Les Centrafricains votent dimanche pour le second tour des législatives, mais aussi pour le premier dans une majorité de bureaux puisque moins d’un électeur sur trois avait eu accès aux urnes fin décembre en pleine offensive des rebelles dans ce pays en guerre civile depuis 8 ans.
Au lycée Barthélemy Boganda au petit matin, les électeurs étaient peu nombreux à l’ouverture des bureaux, rapporte un journaliste de l’AFP dans la capitale de ce vaste Etat d’Afrique centrale, le deuxième pays le moins développé du monde selon l’ONU.
« Contrairement au 27 décembre, il n’y a pas un véritable engouement. Quand les gens votent une première fois ils ne voient plus l’utilité de voter une seconde fois », se désole Godefroy Mokoamanede, directeur d’un bureau d’études en sortant du lycée.
Le 27 décembre, les premiers tours des élections présidentielle et législatives avaient été considérablement perturbés par l’annonce, une semaine plus tôt, de l’offensive sur Bangui d’une coalition des plus importants groupes armés qui occupaient depuis plusieurs années plus des deux tiers du territoire et avaient juré d’empêcher la réélection du président Faustin Archange Touadéra.
-Légitimité contestée-
Ce dernier a été réélu mais avec 53,1% des voix de moins d’un tiers des 1,2 millions d’inscrits, une grande majorité des bureaux de vote en dehors de Bangui n’ayant pu ouvrir et le vote ayant été invalidé pour des « irrégularités » dans quelques autres. La légalité de la présidentielle comme la légitimité de la réélection de M. Touadéra sont, depuis, fortement contestées par l’opposition.

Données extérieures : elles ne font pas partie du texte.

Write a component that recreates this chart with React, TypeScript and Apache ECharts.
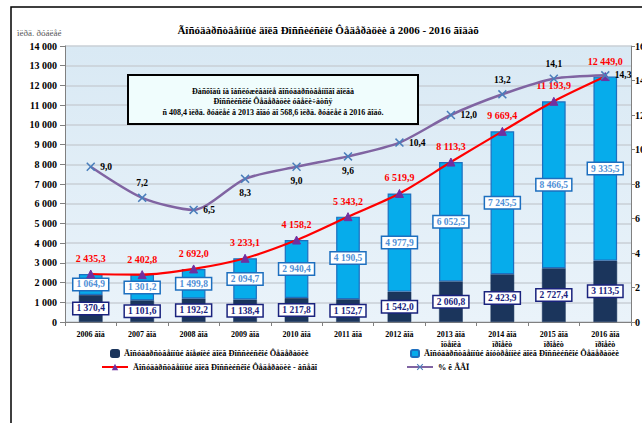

L’enjeu dimanche est faible, le pouvoir de M. Touadéra devrait sans difficultés conserver sa majorité à l’Assemblée nationale, mais le scrutin pourrait être à nouveau perturbé par des violences dans les campagnes où les rebelles se sont repliés et menacent toujours, jurant de renverser M. Touadéra.
Ce scrutin perturbé a paradoxalement permis au régime Touadéra de se renforcer depuis fin décembre, en reprenant militairement du terrain. Mais les rebelles ont été repoussés uniquement grâce à l’engagement dans les combats de centaines de paramilitaires russes et de soldats rwandais, envoyés par Moscou et Kigali à la rescousse de M. Touadéra et d’une armée centrafricaine peu formée et mal équipée. Personne ne peut dire combien de temps ils resteront dans le pays.

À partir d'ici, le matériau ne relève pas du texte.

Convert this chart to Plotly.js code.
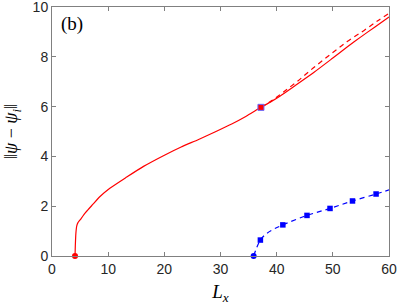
<!DOCTYPE html>
<html><head><meta charset="utf-8">
<script src="https://cdn.plot.ly/plotly-3.0.1.min.js"></script>
<style>html,body{margin:0;padding:0;background:#fff}#plot{width:399px;height:305px}</style>
</head><body><div id="plot"></div>
<script>
// Red solid branch
const redX = [4.1,4.15,4.25,4.4,4.6,5,6,7.3,8.5,10.3,13.3,16.3,20.1,23,26.1,29,32,34.5,37.2,39,40.7,43,46.6,50,52.6,55,57.5,60];
const redY = [0,0.4,0.9,1.2,1.33,1.45,1.75,2.08,2.38,2.72,3.17,3.6,4.06,4.38,4.68,4.98,5.3,5.6,5.97,6.2,6.44,6.8,7.37,7.95,8.4,8.8,9.2,9.6];
// Red dashed branch
const redDashX = [37.2,39,41,43.6,46.5,49.6,52.5,55.5,58,60];
const redDashY = [5.97,6.22,6.55,7.0,7.55,8.1,8.6,9.05,9.45,9.75];
// Blue dashed curve
const blueX = [35.9,37.1,38.2,39.5,41.1,45.4,49.5,53.5,57.7,60.2];
const blueY = [0,0.64,0.9,1.08,1.25,1.63,1.91,2.21,2.49,2.67];
// Blue square markers
const blueSqX = [37.1,41.1,45.4,49.5,53.5,57.7];
const blueSqY = [0.64,1.25,1.63,1.91,2.21,2.49];
// Special points
const redDotX = [4.1], redDotY = [0];
const blueDotX = [35.9], blueDotY = [0];
const bifX = [37.2], bifY = [5.97];
// Tick labels
const xTicks = [0,10,20,30,40,50,60];
const yTicks = [0,2,4,6,8,10];

const red = '#ff0000', blue = '#0000ff';
const traces = [
  {x: redX, y: redY, mode: 'lines', line: {color: red, width: 1.2, shape: 'spline', smoothing: 0.6}},
  {x: redDashX, y: redDashY, mode: 'lines', line: {color: red, width: 1.2, dash: '5px,4px', shape: 'spline'}},
  {x: blueX, y: blueY, mode: 'lines', line: {color: blue, width: 1.2, dash: '5px,4px', shape: 'spline'}},
  {x: blueSqX, y: blueSqY, mode: 'markers', marker: {symbol: 'square', size: 5.5, color: blue}},
  {x: redDotX, y: redDotY, mode: 'markers', marker: {symbol: 'circle', size: 6, color: red}, cliponaxis: false},
  {x: blueDotX, y: blueDotY, mode: 'markers', marker: {symbol: 'circle', size: 6, color: blue}, cliponaxis: false},
  {x: bifX, y: bifY, mode: 'markers', marker: {symbol: 'square', size: 6, color: red, line: {color: '#6666ff', width: 1}}}
];
const axCommon = {
  showgrid: false, zeroline: false, showline: true, mirror: 'ticks',
  linecolor: '#808080', linewidth: 1, ticks: 'inside', ticklen: 4, tickcolor: '#808080',
  ticklabeloverflow: 'allow',
  tickfont: {family: 'Liberation Sans, Arial, sans-serif', size: 14, color: '#262626'}
};
const layout = {
  width: 399, height: 305,
  margin: {l: 52, r: 10, t: 7, b: 49},
  paper_bgcolor: '#fff', plot_bgcolor: '#fff',
  showlegend: false,
  xaxis: Object.assign({}, axCommon, {range: [0, 60], tickvals: xTicks, ticktext: xTicks.map(String),
    title: {text: '<i>L</i><sub><i>x</i></sub>', font: {family: 'Liberation Serif, serif', size: 19, color: '#000'}, standoff: 8}}),
  yaxis: Object.assign({}, axCommon, {range: [0, 10], tickvals: yTicks, ticktext: yTicks.map(String),
    title: {text: '‖<i>ψ</i> − <i>ψ</i><sub><i>i</i></sub>‖', font: {family: 'Liberation Serif, serif', size: 18, color: '#000'}, standoff: 10}}),
  annotations: [{text: '(b)', xref: 'paper', yref: 'paper', x: 0.02, y: 0.985, xanchor: 'left', yanchor: 'top', showarrow: false,
    font: {family: 'Liberation Serif, serif', size: 19, color: '#000'}}]
};
Plotly.newPlot('plot', traces, layout, {displayModeBar: false, staticPlot: true});
</script></body></html>
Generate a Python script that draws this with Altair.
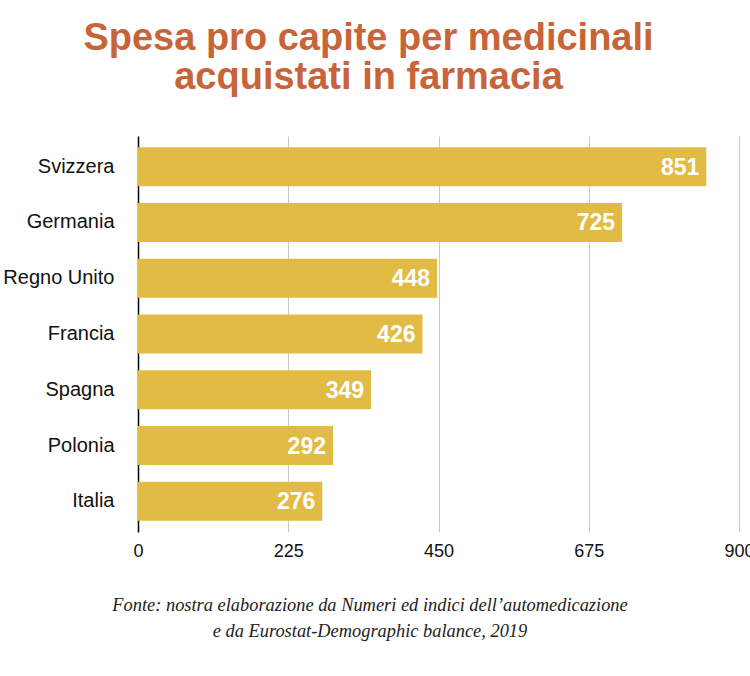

Dans les premiers jours de leur offensive mi-décembre, les rebelles s’était emparés de la majorité des villes du nord et de l’ouest et avaient tenté, le 12 janvier, une incursion à Bangui vite repoussée grâce à l’intervention des Russes et des Rwandais.
Depuis plusieurs semaines, une contre-offensive a permis aux forces pro-gouvernementales de reprendre la plupart des villes aux mains des rebelles.
-Crimes contre l’Humanité-
Beaucoup de localités ont été libérées sans combat, les rebelles s’étant repliés ou enfuis à l’approche des forces pro-gouvernementales. « Cela n’affaiblit pas fondamentalement les groupes armés », juge Roland Marchal, chercheur au Centre de Recherches internationales de Sciences Po à Paris.
Cent-quarante sièges sont à pourvoir mais, au premier tour, 22 députés ont été élus et seulement 49 circonscriptions sont en ballottage pour le second dimanche. Dans les 69 autres, le premier tour réorganisé dimanche sera suivi d’un second à une date qui n’a pas encore été fixée.
Mais pour que la nouvelle Assemblée nationale soit légalement constituée, la Cour constitutionnelle a imposé qu’au moins 71 députés soient élus avant le 2 mai.
Des milliers de personnes ont été tuées depuis le début de la guerre civile, en 2013, quand une coalition à dominante musulmane, la Séléka, a renversé le président François Bozizé, accusé aujourd’hui par Bangui d’être à la tête des rebelles, ce qu’il nie.
Puis entre 2013 et 2015, de terribles affrontements entre la Séléka et des milices chrétiennes et animistes appelées anti-balaka ont fait rage, les deux camps accusés par l’ONU de crimes de guerre et contre l’humanité.
Le Conseil de sécurité de l’ONU a décidé vendredi d’augmenter progressivement de près de 3.000 Casques bleus les effectifs de la Minusca, sa force de paix en Centrafrique, déjà forte de 12.500 hommes.